I’m not sure why Canadian policy issues are universally regarded as being dull–why the winning entry in the old competition for most boring headline, “Worthwhile Canadian Initiative,” still seems so funny (yes, I think it’s funny, too). Maybe it has something to do with the way they talk, eh? But when it comes to international monetary matters, Canada has often been a very interesting case–the country that defies the trends, that demonstrates by example the hollowness of the conventional wisdom of the moment. Right now, for example, Canada’s ability to thrive with an independent dollar is the best single argument I know against British europhiles who insist that their nation must join the European Monetary Union or die. And when the young Canadian economist Robert Mundell did his most influential work, in the early 1960s, it was arguably the Canadian difference that inspired him to think outside the box.

Here’s what the world looked like in 1960: Almost all countries had fixed exchange rates with their currencies pegged to the U.S. dollar. International movements of capital were sharply limited, partly by government regulations, partly by the memory of defaults and expropriations in the ‘30s. And most economists who thought about the international monetary system took it for granted, explicitly or implicitly, that this was the way things would continue to work for the foreseeable future.

But Canada was different. Controlling the movement of capital across that long border with the United States had never been practical; and U.S. investors felt less nervous about putting their money in Canada than anywhere else. Given those uncontrolled movements of capital, Canada could not fix its exchange rate without giving up all control over its own monetary policy. Unwilling to become a monetary ward of the Federal Reserve, from 1949 to 1962 Canada made the almost unique decision to let its currency float against the U.S. dollar. These days, high capital mobility and a fluctuating exchange rate are the norm, but in those days they seemed outrageous–or would have seemed outrageous, if anyone but the Canadians had been involved.

And so perhaps it was the Canadian case that led Mundell to ask, in one of his three most famous contributions, how monetary and fiscal policy would work in an economy in which capital flowed freely in and out in response to any difference between interest rates at home and abroad. His answer was that it depended on what that country did with the exchange rate. If the country insisted on keeping the value of its currency in terms of other nations’ monies constant, monetary policy would become entirely impotent. Only by letting the exchange rate float would monetary policy regain its effectiveness.

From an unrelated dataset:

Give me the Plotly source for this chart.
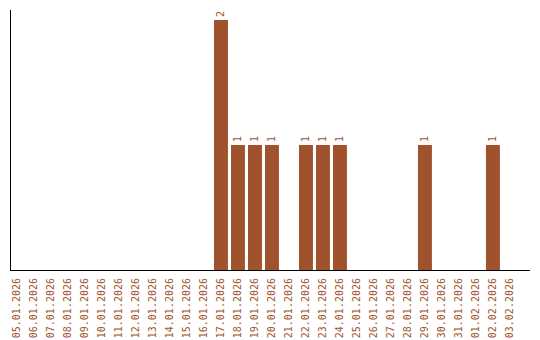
import plotly.graph_objects as go

dates = ["05.01.2026", "06.01.2026", "07.01.2026", "08.01.2026", "09.01.2026",
         "10.01.2026", "11.01.2026", "12.01.2026", "13.01.2026", "14.01.2026",
         "15.01.2026", "16.01.2026", "17.01.2026", "18.01.2026", "19.01.2026",
         "20.01.2026", "21.01.2026", "22.01.2026", "23.01.2026", "24.01.2026",
         "25.01.2026", "26.01.2026", "27.01.2026", "28.01.2026", "29.01.2026",
         "30.01.2026", "31.01.2026", "01.02.2026", "02.02.2026", "03.02.2026"]
counts = [0, 0, 0, 0, 0, 0, 0, 0, 0, 0, 0, 0, 2, 1, 1, 1, 0, 1, 1, 1,
          0, 0, 0, 0, 1, 0, 0, 0, 1, 0]

color = "#A0522D"
font = dict(family="DejaVu Sans Mono", size=10, color=color)

labels = [str(c) if c > 0 else "" for c in counts]

fig = go.Figure(go.Bar(
    x=list(range(len(dates))), y=counts,
    marker=dict(color=color, line=dict(width=0)),
    text=labels, textposition="outside", textangle=-90,
    textfont=font, cliponaxis=False, width=0.82,
))
fig.update_layout(
    width=540, height=340,
    margin=dict(l=11, r=10, t=10, b=70, autoexpand=False),
    paper_bgcolor="white", plot_bgcolor="white",
    showlegend=False,
    font=font,
    uniformtext=dict(minsize=1),
)
fig.update_xaxes(
    range=[-0.353, 30.18], automargin=False,
    tickmode="array", tickvals=list(range(len(dates))), ticktext=dates,
    tickangle=-90, tickfont=font, ticklabelstandoff=3,
    showline=True, linecolor="black", linewidth=1,
    showgrid=False, zeroline=False, ticks="",
)
fig.update_yaxes(
    range=[0, 2.08], automargin=False,
    showline=True, linecolor="black", linewidth=1,
    showgrid=False, zeroline=False, showticklabels=False, ticks="",
)
fig.write_html("out.html")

Later Mundell would broaden this initial insight by proposing the concept of the “impossible trinity”; free capital movement, a fixed exchange rate, and an effective monetary policy. The point is that you can’t have it all: A country must pick two out of three. It can fix its exchange rate without emasculating its central bank, but only by maintaining controls on capital flows (like China today); it can leave capital movement free but retain monetary autonomy, but only by letting the exchange rate fluctuate (like Britain–or Canada); or it can choose to leave capital free and stabilize the currency, but only by abandoning any ability to adjust interest rates to fight inflation or recession (like Argentina today, or for that matter most of Europe).

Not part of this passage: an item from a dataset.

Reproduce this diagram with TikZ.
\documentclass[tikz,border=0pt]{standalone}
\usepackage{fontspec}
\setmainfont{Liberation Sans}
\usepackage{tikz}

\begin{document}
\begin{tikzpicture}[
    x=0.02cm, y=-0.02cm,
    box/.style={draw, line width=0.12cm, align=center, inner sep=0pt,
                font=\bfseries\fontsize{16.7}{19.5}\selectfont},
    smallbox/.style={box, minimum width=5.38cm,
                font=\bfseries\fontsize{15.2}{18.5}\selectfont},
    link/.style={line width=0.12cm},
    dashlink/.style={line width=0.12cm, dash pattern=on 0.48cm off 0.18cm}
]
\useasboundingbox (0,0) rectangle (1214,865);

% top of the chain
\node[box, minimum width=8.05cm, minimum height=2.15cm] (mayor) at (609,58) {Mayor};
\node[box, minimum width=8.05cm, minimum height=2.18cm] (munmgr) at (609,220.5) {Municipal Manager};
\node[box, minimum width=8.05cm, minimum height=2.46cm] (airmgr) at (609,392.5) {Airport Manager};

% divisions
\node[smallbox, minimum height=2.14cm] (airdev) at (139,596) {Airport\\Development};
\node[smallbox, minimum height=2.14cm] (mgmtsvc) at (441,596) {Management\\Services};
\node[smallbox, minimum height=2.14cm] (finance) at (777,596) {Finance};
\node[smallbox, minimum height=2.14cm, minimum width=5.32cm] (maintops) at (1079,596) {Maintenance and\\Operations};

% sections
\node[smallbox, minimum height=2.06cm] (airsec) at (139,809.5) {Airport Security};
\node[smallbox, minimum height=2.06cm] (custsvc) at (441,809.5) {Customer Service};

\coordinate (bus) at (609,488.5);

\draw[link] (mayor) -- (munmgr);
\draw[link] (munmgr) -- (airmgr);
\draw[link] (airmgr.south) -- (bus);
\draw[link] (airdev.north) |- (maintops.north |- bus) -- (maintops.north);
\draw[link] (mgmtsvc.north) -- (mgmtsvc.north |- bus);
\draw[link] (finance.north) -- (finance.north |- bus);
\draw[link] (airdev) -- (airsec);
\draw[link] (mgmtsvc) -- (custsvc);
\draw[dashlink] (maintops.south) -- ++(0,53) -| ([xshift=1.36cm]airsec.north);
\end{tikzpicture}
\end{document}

And what choice should a country such as Canada–where capital controls were not a serious option–make? Should it explicitly or implicitly give up on having its own currency and go on a U.S. dollar standard, or were the risks of a fluctuating dollar-dollar rate a price worth paying for the ability to actively stabilize the domestic economy? The debate over how to define an “optimum currency area” is an endless one, but Mundell set its terms, suggesting in particular that a key feature of such an area would typically be high internal mobility of workers, that is, the willingness and ability of workers to move from slumping to booming regions. (This is a criterion, incidentally, that Europe–whose single-currency regime Mundell now enthusiastically supports–manifestly does not satisfy.)

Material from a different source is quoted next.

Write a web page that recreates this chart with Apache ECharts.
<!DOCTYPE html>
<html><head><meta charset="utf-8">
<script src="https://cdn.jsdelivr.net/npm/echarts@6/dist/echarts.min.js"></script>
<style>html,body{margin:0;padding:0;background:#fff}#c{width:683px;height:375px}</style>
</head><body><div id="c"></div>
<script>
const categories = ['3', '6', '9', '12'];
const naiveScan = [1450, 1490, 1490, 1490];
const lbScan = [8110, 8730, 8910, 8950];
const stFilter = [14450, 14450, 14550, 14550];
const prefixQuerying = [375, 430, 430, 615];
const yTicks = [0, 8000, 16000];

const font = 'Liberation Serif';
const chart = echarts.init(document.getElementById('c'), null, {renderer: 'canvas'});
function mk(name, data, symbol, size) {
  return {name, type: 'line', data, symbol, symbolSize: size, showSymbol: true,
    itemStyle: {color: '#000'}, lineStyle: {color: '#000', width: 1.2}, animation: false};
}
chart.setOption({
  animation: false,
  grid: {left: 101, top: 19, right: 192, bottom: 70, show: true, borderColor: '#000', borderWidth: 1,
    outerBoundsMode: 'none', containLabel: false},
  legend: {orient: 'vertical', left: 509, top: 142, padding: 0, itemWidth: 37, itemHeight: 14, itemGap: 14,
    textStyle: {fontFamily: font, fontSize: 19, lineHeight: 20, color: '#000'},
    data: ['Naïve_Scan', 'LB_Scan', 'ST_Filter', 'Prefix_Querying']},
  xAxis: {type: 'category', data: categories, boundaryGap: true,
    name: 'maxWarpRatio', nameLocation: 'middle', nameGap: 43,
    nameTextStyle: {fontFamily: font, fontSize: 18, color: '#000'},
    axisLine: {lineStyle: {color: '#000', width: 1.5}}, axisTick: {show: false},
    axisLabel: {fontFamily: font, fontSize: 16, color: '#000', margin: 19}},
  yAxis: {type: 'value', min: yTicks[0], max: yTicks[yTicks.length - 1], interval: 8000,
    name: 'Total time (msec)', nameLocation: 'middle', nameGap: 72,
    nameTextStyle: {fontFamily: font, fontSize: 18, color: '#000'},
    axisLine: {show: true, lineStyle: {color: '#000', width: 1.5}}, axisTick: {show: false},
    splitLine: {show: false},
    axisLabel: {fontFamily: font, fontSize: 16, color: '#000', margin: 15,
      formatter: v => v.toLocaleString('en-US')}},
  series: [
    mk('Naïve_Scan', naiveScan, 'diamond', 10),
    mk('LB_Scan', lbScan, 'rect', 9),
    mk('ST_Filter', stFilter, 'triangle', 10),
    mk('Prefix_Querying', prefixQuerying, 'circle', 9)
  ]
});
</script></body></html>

It’s hard to appreciate today just how novel both Mundell’s statement of the issues and the way he tried to resolve them were at the time. But if you look at the international monetary literature when Mundell was in his glory days, you get the impression that he was 15 or 20 years ahead of his contemporaries. They were still thinking in terms of a controlled world, a world where money moved where and when the authorities told it to move. He was thinking in terms of a world where money moved freely and massively to wherever it could earn the highest return. At the time, only Canada, thanks to its giant neighbor, lived in anything like the world he envisaged; today we all do. And if you look at any major textbook in international economics–such as the perennial best seller by Krugman and Maurice Obstfeld–you still find that the monetary half of the book is very largely based on the papers Mundell wrote in the early 1960s.

So who is this economist that the Wall Street Journal thinks is on its side? Well, economists do change their styles and their views as they get older; Mundell changed more than most. Those seminal early papers were crisp and minimalist; they looked forward with remarkable prescience to the wild and woolly, out-of-control world of modern international macroeconomics. By contrast, Mundell’s writings since the early ‘70s have been discursive, one might almost say rambling, and often reveal a sort of hankering for the lost certainties of the gold standard. (And yes, he has said a few things that can, with some effort, be construed as support for supply-side economics.) The precocious theorist anticipated the 1990s; the elder statesman has hearkened back to the 1890s.

So you can take your pick as to which Mundell you prefer; but the Nobel committee basically honored Mundell the younger, the economist who was iconoclastic enough to imagine that Canada, of all places, was the economy of the future–and was right.